TASK PROMPT -> Each line below should be retyped exactly, with no pictures.

════

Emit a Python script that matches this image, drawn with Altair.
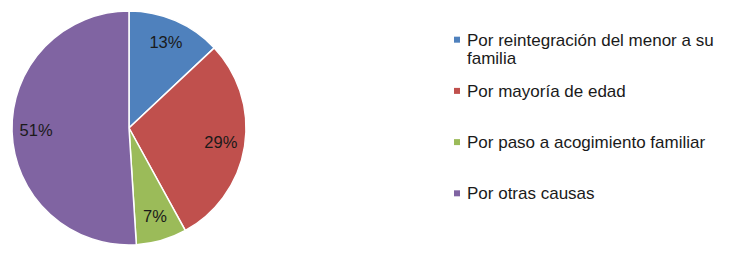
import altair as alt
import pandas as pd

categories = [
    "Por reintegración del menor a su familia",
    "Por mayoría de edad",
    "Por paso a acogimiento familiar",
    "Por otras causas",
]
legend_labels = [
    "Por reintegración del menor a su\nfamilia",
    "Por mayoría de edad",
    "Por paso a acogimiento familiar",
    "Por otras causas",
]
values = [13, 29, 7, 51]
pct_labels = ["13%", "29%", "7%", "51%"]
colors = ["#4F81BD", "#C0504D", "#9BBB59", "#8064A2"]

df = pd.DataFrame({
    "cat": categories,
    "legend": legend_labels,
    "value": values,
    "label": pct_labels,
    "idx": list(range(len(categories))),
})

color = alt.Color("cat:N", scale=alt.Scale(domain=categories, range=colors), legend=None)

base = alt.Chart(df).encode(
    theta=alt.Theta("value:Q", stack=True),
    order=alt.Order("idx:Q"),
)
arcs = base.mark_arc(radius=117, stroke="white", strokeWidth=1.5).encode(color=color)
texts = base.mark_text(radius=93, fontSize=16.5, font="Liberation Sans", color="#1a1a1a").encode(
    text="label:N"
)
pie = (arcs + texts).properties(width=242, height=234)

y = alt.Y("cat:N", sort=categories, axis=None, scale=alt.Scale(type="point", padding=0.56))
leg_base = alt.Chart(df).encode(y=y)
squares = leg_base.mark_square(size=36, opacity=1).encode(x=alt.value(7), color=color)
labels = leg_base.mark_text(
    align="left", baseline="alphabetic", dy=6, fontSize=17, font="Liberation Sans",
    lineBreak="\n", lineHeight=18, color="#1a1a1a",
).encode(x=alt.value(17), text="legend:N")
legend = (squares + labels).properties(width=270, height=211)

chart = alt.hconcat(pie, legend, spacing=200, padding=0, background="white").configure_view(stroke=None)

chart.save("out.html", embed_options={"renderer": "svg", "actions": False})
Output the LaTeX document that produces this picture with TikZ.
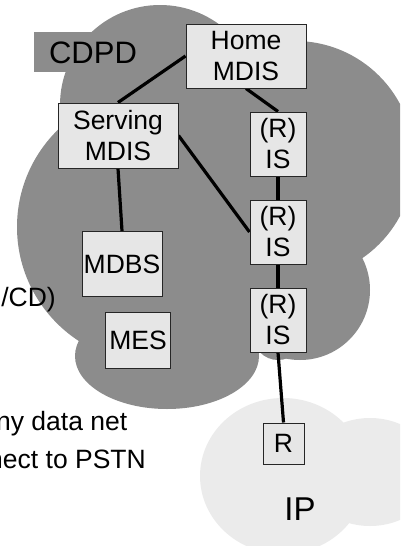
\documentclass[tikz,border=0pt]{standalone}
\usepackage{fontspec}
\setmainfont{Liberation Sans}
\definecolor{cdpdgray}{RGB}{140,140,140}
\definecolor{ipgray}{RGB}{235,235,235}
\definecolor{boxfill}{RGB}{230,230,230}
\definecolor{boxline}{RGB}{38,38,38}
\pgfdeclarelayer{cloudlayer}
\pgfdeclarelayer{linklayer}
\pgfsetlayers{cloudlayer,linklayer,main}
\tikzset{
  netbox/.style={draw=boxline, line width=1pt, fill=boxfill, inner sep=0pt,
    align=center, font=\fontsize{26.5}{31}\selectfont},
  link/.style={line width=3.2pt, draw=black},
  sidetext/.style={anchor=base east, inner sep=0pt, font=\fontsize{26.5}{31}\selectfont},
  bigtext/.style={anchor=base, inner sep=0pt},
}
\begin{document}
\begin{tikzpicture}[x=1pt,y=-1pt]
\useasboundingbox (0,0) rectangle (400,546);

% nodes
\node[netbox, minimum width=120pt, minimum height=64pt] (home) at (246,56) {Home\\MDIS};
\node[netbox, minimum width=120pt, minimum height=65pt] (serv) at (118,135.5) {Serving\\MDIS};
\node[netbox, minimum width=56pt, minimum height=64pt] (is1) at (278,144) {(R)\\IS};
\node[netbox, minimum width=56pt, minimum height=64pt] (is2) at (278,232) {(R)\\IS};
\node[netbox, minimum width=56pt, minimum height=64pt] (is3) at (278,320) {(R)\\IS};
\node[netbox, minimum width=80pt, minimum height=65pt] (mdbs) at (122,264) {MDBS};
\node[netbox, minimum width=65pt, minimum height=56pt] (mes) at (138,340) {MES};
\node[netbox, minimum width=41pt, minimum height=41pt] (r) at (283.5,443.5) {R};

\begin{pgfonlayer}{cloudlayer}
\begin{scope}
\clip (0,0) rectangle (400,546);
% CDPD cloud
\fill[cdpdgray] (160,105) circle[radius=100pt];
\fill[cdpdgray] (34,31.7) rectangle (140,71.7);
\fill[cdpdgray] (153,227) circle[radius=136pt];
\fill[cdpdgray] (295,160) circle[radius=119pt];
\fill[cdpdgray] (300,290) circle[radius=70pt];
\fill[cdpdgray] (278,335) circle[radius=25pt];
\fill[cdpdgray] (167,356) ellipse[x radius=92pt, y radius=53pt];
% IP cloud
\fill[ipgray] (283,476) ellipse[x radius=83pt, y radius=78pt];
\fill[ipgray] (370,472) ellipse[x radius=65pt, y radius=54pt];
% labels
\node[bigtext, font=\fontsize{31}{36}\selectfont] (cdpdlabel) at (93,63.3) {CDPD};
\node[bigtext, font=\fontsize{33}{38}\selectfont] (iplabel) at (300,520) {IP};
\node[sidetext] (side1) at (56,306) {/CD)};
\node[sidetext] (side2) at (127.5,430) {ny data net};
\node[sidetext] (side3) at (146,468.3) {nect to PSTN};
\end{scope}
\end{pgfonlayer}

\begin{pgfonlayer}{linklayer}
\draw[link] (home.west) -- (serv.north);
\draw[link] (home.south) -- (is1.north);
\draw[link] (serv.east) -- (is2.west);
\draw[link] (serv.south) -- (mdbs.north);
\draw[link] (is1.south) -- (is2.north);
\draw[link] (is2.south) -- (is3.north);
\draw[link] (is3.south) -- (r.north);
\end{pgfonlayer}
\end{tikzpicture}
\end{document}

════

ANSWER TO THIS PROBLEM ->
Emit a Python script that matches this image, drawn with Altair.
import altair as alt
import pandas as pd

categories = [
    "Por reintegración del menor a su familia",
    "Por mayoría de edad",
    "Por paso a acogimiento familiar",
    "Por otras causas",
]
legend_labels = [
    "Por reintegración del menor a su\nfamilia",
    "Por mayoría de edad",
    "Por paso a acogimiento familiar",
    "Por otras causas",
]
values = [13, 29, 7, 51]
pct_labels = ["13%", "29%", "7%", "51%"]
colors = ["#4F81BD", "#C0504D", "#9BBB59", "#8064A2"]

df = pd.DataFrame({
    "cat": categories,
    "legend": legend_labels,
    "value": values,
    "label": pct_labels,
    "idx": list(range(len(categories))),
})

color = alt.Color("cat:N", scale=alt.Scale(domain=categories, range=colors), legend=None)

base = alt.Chart(df).encode(
    theta=alt.Theta("value:Q", stack=True),
    order=alt.Order("idx:Q"),
)
arcs = base.mark_arc(radius=117, stroke="white", strokeWidth=1.5).encode(color=color)
texts = base.mark_text(radius=93, fontSize=16.5, font="Liberation Sans", color="#1a1a1a").encode(
    text="label:N"
)
pie = (arcs + texts).properties(width=242, height=234)

y = alt.Y("cat:N", sort=categories, axis=None, scale=alt.Scale(type="point", padding=0.56))
leg_base = alt.Chart(df).encode(y=y)
squares = leg_base.mark_square(size=36, opacity=1).encode(x=alt.value(7), color=color)
labels = leg_base.mark_text(
    align="left", baseline="alphabetic", dy=6, fontSize=17, font="Liberation Sans",
    lineBreak="\n", lineHeight=18, color="#1a1a1a",
).encode(x=alt.value(17), text="legend:N")
legend = (squares + labels).properties(width=270, height=211)

chart = alt.hconcat(pie, legend, spacing=200, padding=0, background="white").configure_view(stroke=None)

chart.save("out.html", embed_options={"renderer": "svg", "actions": False})
Output the LaTeX document that produces this picture with TikZ.
\documentclass[tikz,border=0pt]{standalone}
\usepackage{fontspec}
\setmainfont{Liberation Sans}
\definecolor{cdpdgray}{RGB}{140,140,140}
\definecolor{ipgray}{RGB}{235,235,235}
\definecolor{boxfill}{RGB}{230,230,230}
\definecolor{boxline}{RGB}{38,38,38}
\pgfdeclarelayer{cloudlayer}
\pgfdeclarelayer{linklayer}
\pgfsetlayers{cloudlayer,linklayer,main}
\tikzset{
  netbox/.style={draw=boxline, line width=1pt, fill=boxfill, inner sep=0pt,
    align=center, font=\fontsize{26.5}{31}\selectfont},
  link/.style={line width=3.2pt, draw=black},
  sidetext/.style={anchor=base east, inner sep=0pt, font=\fontsize{26.5}{31}\selectfont},
  bigtext/.style={anchor=base, inner sep=0pt},
}
\begin{document}
\begin{tikzpicture}[x=1pt,y=-1pt]
\useasboundingbox (0,0) rectangle (400,546);

% nodes
\node[netbox, minimum width=120pt, minimum height=64pt] (home) at (246,56) {Home\\MDIS};
\node[netbox, minimum width=120pt, minimum height=65pt] (serv) at (118,135.5) {Serving\\MDIS};
\node[netbox, minimum width=56pt, minimum height=64pt] (is1) at (278,144) {(R)\\IS};
\node[netbox, minimum width=56pt, minimum height=64pt] (is2) at (278,232) {(R)\\IS};
\node[netbox, minimum width=56pt, minimum height=64pt] (is3) at (278,320) {(R)\\IS};
\node[netbox, minimum width=80pt, minimum height=65pt] (mdbs) at (122,264) {MDBS};
\node[netbox, minimum width=65pt, minimum height=56pt] (mes) at (138,340) {MES};
\node[netbox, minimum width=41pt, minimum height=41pt] (r) at (283.5,443.5) {R};

\begin{pgfonlayer}{cloudlayer}
\begin{scope}
\clip (0,0) rectangle (400,546);
% CDPD cloud
\fill[cdpdgray] (160,105) circle[radius=100pt];
\fill[cdpdgray] (34,31.7) rectangle (140,71.7);
\fill[cdpdgray] (153,227) circle[radius=136pt];
\fill[cdpdgray] (295,160) circle[radius=119pt];
\fill[cdpdgray] (300,290) circle[radius=70pt];
\fill[cdpdgray] (278,335) circle[radius=25pt];
\fill[cdpdgray] (167,356) ellipse[x radius=92pt, y radius=53pt];
% IP cloud
\fill[ipgray] (283,476) ellipse[x radius=83pt, y radius=78pt];
\fill[ipgray] (370,472) ellipse[x radius=65pt, y radius=54pt];
% labels
\node[bigtext, font=\fontsize{31}{36}\selectfont] (cdpdlabel) at (93,63.3) {CDPD};
\node[bigtext, font=\fontsize{33}{38}\selectfont] (iplabel) at (300,520) {IP};
\node[sidetext] (side1) at (56,306) {/CD)};
\node[sidetext] (side2) at (127.5,430) {ny data net};
\node[sidetext] (side3) at (146,468.3) {nect to PSTN};
\end{scope}
\end{pgfonlayer}

\begin{pgfonlayer}{linklayer}
\draw[link] (home.west) -- (serv.north);
\draw[link] (home.south) -- (is1.north);
\draw[link] (serv.east) -- (is2.west);
\draw[link] (serv.south) -- (mdbs.north);
\draw[link] (is1.south) -- (is2.north);
\draw[link] (is2.south) -- (is3.north);
\draw[link] (is3.south) -- (r.north);
\end{pgfonlayer}
\end{tikzpicture}
\end{document}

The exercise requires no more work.